____ DATA BLOCK
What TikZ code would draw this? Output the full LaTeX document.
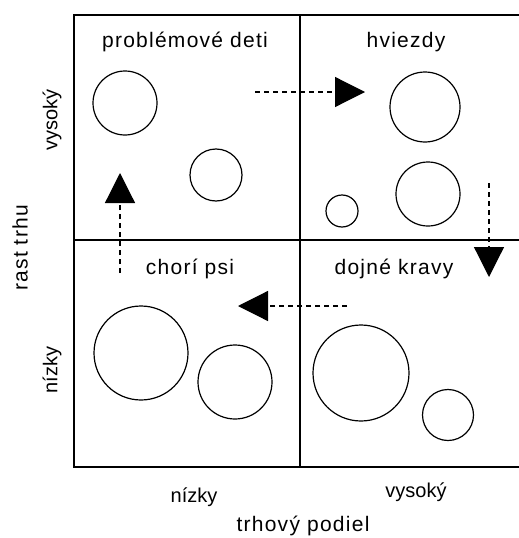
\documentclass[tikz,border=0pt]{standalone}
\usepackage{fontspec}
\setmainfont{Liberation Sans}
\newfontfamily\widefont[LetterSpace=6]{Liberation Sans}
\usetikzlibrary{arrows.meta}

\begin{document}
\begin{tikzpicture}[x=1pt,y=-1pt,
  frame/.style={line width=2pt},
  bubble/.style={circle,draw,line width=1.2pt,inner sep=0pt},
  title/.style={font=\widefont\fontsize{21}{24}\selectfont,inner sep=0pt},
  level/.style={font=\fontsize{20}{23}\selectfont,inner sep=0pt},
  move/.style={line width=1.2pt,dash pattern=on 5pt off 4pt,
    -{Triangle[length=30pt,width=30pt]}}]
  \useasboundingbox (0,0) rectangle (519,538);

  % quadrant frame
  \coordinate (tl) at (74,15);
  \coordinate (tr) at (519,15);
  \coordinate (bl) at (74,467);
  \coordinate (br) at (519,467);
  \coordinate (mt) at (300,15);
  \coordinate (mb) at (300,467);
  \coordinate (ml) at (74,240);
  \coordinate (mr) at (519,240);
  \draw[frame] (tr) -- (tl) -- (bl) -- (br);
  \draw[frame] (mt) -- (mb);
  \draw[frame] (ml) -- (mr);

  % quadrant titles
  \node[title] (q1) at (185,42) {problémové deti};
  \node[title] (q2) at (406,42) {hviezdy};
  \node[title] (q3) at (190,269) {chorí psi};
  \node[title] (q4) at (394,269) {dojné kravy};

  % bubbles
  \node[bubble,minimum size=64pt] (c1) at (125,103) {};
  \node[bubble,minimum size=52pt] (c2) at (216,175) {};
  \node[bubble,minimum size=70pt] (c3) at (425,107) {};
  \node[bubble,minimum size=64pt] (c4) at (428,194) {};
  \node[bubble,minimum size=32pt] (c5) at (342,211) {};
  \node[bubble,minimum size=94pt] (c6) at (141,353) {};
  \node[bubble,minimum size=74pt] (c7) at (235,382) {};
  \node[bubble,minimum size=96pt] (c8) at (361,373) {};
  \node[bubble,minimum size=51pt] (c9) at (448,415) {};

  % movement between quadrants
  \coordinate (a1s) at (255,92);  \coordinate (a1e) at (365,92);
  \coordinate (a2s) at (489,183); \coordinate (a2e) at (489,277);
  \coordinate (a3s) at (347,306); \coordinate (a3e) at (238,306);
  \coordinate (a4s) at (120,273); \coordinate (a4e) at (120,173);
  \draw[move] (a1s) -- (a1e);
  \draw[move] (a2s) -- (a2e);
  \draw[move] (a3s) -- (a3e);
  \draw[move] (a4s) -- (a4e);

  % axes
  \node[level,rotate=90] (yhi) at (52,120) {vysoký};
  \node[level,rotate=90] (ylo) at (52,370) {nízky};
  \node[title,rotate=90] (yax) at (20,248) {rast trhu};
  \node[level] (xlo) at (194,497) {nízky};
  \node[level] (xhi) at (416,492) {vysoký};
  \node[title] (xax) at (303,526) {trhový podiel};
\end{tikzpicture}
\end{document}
________
| TASK TO CARRY OUT |
Every line from the top of the material above through the line with "(0,0) rectangle (519,538);" should be duplicated exactly, please; leave out the pictures.

| RESULT |
What TikZ code would draw this? Output the full LaTeX document.
\documentclass[tikz,border=0pt]{standalone}
\usepackage{fontspec}
\setmainfont{Liberation Sans}
\newfontfamily\widefont[LetterSpace=6]{Liberation Sans}
\usetikzlibrary{arrows.meta}

\begin{document}
\begin{tikzpicture}[x=1pt,y=-1pt,
  frame/.style={line width=2pt},
  bubble/.style={circle,draw,line width=1.2pt,inner sep=0pt},
  title/.style={font=\widefont\fontsize{21}{24}\selectfont,inner sep=0pt},
  level/.style={font=\fontsize{20}{23}\selectfont,inner sep=0pt},
  move/.style={line width=1.2pt,dash pattern=on 5pt off 4pt,
    -{Triangle[length=30pt,width=30pt]}}]
  \useasboundingbox (0,0) rectangle (519,538);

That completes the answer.